Quote the listing below in full and exactly as written, but omit every picture.

[START OF AVAILABLE DATA]

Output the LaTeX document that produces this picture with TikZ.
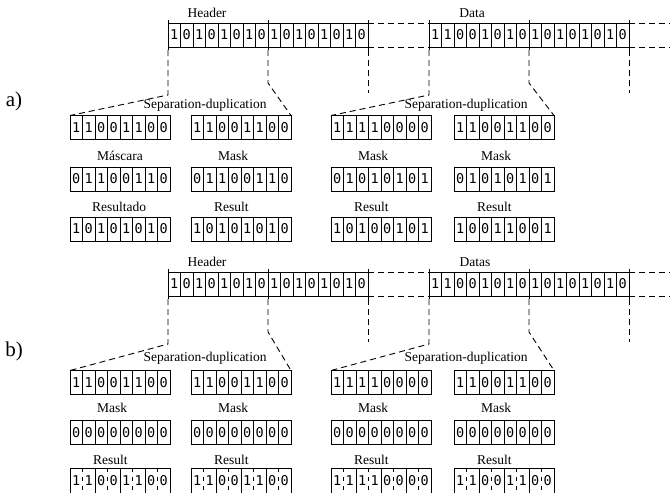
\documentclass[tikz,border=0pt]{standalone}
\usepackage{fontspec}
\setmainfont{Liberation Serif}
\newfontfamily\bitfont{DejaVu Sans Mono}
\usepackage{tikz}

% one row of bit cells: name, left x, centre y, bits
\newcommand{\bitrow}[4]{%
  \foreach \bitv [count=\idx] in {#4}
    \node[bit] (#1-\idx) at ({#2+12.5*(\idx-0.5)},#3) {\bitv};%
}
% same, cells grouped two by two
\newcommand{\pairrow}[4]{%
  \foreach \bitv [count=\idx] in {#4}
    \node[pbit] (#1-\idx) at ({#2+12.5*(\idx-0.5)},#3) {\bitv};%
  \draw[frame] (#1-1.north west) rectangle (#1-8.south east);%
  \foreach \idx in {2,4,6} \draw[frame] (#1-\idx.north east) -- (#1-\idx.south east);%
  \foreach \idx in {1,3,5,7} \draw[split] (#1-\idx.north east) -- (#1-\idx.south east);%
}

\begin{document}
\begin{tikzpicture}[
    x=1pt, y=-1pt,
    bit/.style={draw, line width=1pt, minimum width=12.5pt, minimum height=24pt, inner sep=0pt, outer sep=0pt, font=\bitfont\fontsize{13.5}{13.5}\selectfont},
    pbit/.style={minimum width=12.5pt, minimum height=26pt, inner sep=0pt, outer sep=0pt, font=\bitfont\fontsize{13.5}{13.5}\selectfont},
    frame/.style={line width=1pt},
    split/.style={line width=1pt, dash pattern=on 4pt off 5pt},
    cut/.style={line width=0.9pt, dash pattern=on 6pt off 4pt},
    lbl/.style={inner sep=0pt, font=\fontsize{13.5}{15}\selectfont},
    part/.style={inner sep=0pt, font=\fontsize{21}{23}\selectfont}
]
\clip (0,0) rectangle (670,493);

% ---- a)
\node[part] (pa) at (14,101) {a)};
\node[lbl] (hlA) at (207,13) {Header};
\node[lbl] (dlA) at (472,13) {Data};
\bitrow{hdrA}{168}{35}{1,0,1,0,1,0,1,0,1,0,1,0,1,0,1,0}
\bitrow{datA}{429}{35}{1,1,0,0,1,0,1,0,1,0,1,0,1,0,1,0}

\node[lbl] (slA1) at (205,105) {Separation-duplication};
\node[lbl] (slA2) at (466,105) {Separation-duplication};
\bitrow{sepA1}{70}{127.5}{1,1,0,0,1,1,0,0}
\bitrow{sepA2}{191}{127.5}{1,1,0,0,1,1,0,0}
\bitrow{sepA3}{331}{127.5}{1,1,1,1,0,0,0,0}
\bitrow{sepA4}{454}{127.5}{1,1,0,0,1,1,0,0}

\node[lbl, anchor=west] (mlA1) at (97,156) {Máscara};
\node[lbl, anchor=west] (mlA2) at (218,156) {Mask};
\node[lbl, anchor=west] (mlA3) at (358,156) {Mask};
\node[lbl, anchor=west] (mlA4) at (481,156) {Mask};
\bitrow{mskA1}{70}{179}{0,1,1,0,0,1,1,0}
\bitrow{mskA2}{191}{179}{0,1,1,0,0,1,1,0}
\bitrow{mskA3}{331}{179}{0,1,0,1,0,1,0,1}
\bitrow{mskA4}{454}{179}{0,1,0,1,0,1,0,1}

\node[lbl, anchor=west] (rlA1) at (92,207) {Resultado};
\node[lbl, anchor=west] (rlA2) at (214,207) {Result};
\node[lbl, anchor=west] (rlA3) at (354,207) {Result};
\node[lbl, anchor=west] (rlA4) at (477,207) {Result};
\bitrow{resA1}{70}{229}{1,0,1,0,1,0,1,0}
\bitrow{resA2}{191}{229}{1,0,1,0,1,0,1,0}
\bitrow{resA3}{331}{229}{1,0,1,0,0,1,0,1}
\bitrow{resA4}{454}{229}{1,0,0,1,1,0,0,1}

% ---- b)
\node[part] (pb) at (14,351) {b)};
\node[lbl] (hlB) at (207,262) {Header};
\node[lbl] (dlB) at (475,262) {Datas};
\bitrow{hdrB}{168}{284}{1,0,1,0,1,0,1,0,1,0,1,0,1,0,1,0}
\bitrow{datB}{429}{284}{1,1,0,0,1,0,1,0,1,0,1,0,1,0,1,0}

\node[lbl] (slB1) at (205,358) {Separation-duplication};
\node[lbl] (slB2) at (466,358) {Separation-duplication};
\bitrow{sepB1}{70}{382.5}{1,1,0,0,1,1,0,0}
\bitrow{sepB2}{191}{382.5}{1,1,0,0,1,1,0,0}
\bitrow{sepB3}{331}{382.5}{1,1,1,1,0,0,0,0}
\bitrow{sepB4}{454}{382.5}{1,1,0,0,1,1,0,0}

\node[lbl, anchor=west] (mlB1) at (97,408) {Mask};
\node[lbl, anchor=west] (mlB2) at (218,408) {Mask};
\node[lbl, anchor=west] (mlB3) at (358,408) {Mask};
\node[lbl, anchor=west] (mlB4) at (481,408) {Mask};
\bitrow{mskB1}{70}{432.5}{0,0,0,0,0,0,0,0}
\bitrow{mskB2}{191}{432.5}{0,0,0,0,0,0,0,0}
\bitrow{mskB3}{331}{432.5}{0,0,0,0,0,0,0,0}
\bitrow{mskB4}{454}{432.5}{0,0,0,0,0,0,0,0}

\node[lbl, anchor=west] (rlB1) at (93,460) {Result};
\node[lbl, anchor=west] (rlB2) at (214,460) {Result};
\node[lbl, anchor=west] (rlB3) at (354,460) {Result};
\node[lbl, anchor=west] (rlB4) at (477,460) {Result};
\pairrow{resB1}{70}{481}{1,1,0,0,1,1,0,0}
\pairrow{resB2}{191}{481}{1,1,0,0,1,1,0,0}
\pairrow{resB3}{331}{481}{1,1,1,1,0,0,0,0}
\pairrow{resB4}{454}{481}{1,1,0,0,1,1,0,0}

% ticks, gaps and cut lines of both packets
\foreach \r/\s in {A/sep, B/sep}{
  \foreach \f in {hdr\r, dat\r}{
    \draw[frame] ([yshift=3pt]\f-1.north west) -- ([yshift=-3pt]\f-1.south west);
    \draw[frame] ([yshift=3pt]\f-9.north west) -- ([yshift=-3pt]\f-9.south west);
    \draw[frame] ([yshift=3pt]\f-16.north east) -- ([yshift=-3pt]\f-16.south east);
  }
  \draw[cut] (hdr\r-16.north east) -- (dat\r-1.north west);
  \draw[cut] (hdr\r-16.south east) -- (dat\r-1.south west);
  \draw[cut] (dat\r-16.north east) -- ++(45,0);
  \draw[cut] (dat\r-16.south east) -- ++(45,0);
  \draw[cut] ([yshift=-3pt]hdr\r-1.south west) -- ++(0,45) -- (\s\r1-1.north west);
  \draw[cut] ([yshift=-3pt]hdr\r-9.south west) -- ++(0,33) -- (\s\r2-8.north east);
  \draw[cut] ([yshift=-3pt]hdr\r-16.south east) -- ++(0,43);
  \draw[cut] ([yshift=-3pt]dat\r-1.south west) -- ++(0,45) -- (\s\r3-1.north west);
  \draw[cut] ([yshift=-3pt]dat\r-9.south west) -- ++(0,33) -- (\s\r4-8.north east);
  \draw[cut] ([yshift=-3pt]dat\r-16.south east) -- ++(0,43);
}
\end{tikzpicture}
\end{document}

[END OF AVAILABLE DATA]

_ANSWER_.
Output the LaTeX document that produces this picture with TikZ.
\documentclass[tikz,border=0pt]{standalone}
\usepackage{fontspec}
\setmainfont{Liberation Serif}
\newfontfamily\bitfont{DejaVu Sans Mono}
\usepackage{tikz}

% one row of bit cells: name, left x, centre y, bits
\newcommand{\bitrow}[4]{%
  \foreach \bitv [count=\idx] in {#4}
    \node[bit] (#1-\idx) at ({#2+12.5*(\idx-0.5)},#3) {\bitv};%
}
% same, cells grouped two by two
\newcommand{\pairrow}[4]{%
  \foreach \bitv [count=\idx] in {#4}
    \node[pbit] (#1-\idx) at ({#2+12.5*(\idx-0.5)},#3) {\bitv};%
  \draw[frame] (#1-1.north west) rectangle (#1-8.south east);%
  \foreach \idx in {2,4,6} \draw[frame] (#1-\idx.north east) -- (#1-\idx.south east);%
  \foreach \idx in {1,3,5,7} \draw[split] (#1-\idx.north east) -- (#1-\idx.south east);%
}

\begin{document}
\begin{tikzpicture}[
    x=1pt, y=-1pt,
    bit/.style={draw, line width=1pt, minimum width=12.5pt, minimum height=24pt, inner sep=0pt, outer sep=0pt, font=\bitfont\fontsize{13.5}{13.5}\selectfont},
    pbit/.style={minimum width=12.5pt, minimum height=26pt, inner sep=0pt, outer sep=0pt, font=\bitfont\fontsize{13.5}{13.5}\selectfont},
    frame/.style={line width=1pt},
    split/.style={line width=1pt, dash pattern=on 4pt off 5pt},
    cut/.style={line width=0.9pt, dash pattern=on 6pt off 4pt},
    lbl/.style={inner sep=0pt, font=\fontsize{13.5}{15}\selectfont},
    part/.style={inner sep=0pt, font=\fontsize{21}{23}\selectfont}
]
\clip (0,0) rectangle (670,493);

% ---- a)
\node[part] (pa) at (14,101) {a)};
\node[lbl] (hlA) at (207,13) {Header};
\node[lbl] (dlA) at (472,13) {Data};
\bitrow{hdrA}{168}{35}{1,0,1,0,1,0,1,0,1,0,1,0,1,0,1,0}
\bitrow{datA}{429}{35}{1,1,0,0,1,0,1,0,1,0,1,0,1,0,1,0}

\node[lbl] (slA1) at (205,105) {Separation-duplication};
\node[lbl] (slA2) at (466,105) {Separation-duplication};
\bitrow{sepA1}{70}{127.5}{1,1,0,0,1,1,0,0}
\bitrow{sepA2}{191}{127.5}{1,1,0,0,1,1,0,0}
\bitrow{sepA3}{331}{127.5}{1,1,1,1,0,0,0,0}
\bitrow{sepA4}{454}{127.5}{1,1,0,0,1,1,0,0}

\node[lbl, anchor=west] (mlA1) at (97,156) {Máscara};
\node[lbl, anchor=west] (mlA2) at (218,156) {Mask};
\node[lbl, anchor=west] (mlA3) at (358,156) {Mask};
\node[lbl, anchor=west] (mlA4) at (481,156) {Mask};
\bitrow{mskA1}{70}{179}{0,1,1,0,0,1,1,0}
\bitrow{mskA2}{191}{179}{0,1,1,0,0,1,1,0}
\bitrow{mskA3}{331}{179}{0,1,0,1,0,1,0,1}
\bitrow{mskA4}{454}{179}{0,1,0,1,0,1,0,1}

\node[lbl, anchor=west] (rlA1) at (92,207) {Resultado};
\node[lbl, anchor=west] (rlA2) at (214,207) {Result};
\node[lbl, anchor=west] (rlA3) at (354,207) {Result};
\node[lbl, anchor=west] (rlA4) at (477,207) {Result};
\bitrow{resA1}{70}{229}{1,0,1,0,1,0,1,0}
\bitrow{resA2}{191}{229}{1,0,1,0,1,0,1,0}
\bitrow{resA3}{331}{229}{1,0,1,0,0,1,0,1}
\bitrow{resA4}{454}{229}{1,0,0,1,1,0,0,1}

% ---- b)
\node[part] (pb) at (14,351) {b)};
\node[lbl] (hlB) at (207,262) {Header};
\node[lbl] (dlB) at (475,262) {Datas};
\bitrow{hdrB}{168}{284}{1,0,1,0,1,0,1,0,1,0,1,0,1,0,1,0}
\bitrow{datB}{429}{284}{1,1,0,0,1,0,1,0,1,0,1,0,1,0,1,0}

\node[lbl] (slB1) at (205,358) {Separation-duplication};
\node[lbl] (slB2) at (466,358) {Separation-duplication};
\bitrow{sepB1}{70}{382.5}{1,1,0,0,1,1,0,0}
\bitrow{sepB2}{191}{382.5}{1,1,0,0,1,1,0,0}
\bitrow{sepB3}{331}{382.5}{1,1,1,1,0,0,0,0}
\bitrow{sepB4}{454}{382.5}{1,1,0,0,1,1,0,0}

\node[lbl, anchor=west] (mlB1) at (97,408) {Mask};
\node[lbl, anchor=west] (mlB2) at (218,408) {Mask};
\node[lbl, anchor=west] (mlB3) at (358,408) {Mask};
\node[lbl, anchor=west] (mlB4) at (481,408) {Mask};
\bitrow{mskB1}{70}{432.5}{0,0,0,0,0,0,0,0}
\bitrow{mskB2}{191}{432.5}{0,0,0,0,0,0,0,0}
\bitrow{mskB3}{331}{432.5}{0,0,0,0,0,0,0,0}
\bitrow{mskB4}{454}{432.5}{0,0,0,0,0,0,0,0}

\node[lbl, anchor=west] (rlB1) at (93,460) {Result};
\node[lbl, anchor=west] (rlB2) at (214,460) {Result};
\node[lbl, anchor=west] (rlB3) at (354,460) {Result};
\node[lbl, anchor=west] (rlB4) at (477,460) {Result};
\pairrow{resB1}{70}{481}{1,1,0,0,1,1,0,0}
\pairrow{resB2}{191}{481}{1,1,0,0,1,1,0,0}
\pairrow{resB3}{331}{481}{1,1,1,1,0,0,0,0}
\pairrow{resB4}{454}{481}{1,1,0,0,1,1,0,0}

% ticks, gaps and cut lines of both packets
\foreach \r/\s in {A/sep, B/sep}{
  \foreach \f in {hdr\r, dat\r}{
    \draw[frame] ([yshift=3pt]\f-1.north west) -- ([yshift=-3pt]\f-1.south west);
    \draw[frame] ([yshift=3pt]\f-9.north west) -- ([yshift=-3pt]\f-9.south west);
    \draw[frame] ([yshift=3pt]\f-16.north east) -- ([yshift=-3pt]\f-16.south east);
  }
  \draw[cut] (hdr\r-16.north east) -- (dat\r-1.north west);
  \draw[cut] (hdr\r-16.south east) -- (dat\r-1.south west);
  \draw[cut] (dat\r-16.north east) -- ++(45,0);
  \draw[cut] (dat\r-16.south east) -- ++(45,0);
  \draw[cut] ([yshift=-3pt]hdr\r-1.south west) -- ++(0,45) -- (\s\r1-1.north west);
  \draw[cut] ([yshift=-3pt]hdr\r-9.south west) -- ++(0,33) -- (\s\r2-8.north east);
  \draw[cut] ([yshift=-3pt]hdr\r-16.south east) -- ++(0,43);
  \draw[cut] ([yshift=-3pt]dat\r-1.south west) -- ++(0,45) -- (\s\r3-1.north west);
  \draw[cut] ([yshift=-3pt]dat\r-9.south west) -- ++(0,33) -- (\s\r4-8.north east);
  \draw[cut] ([yshift=-3pt]dat\r-16.south east) -- ++(0,43);
}
\end{tikzpicture}
\end{document}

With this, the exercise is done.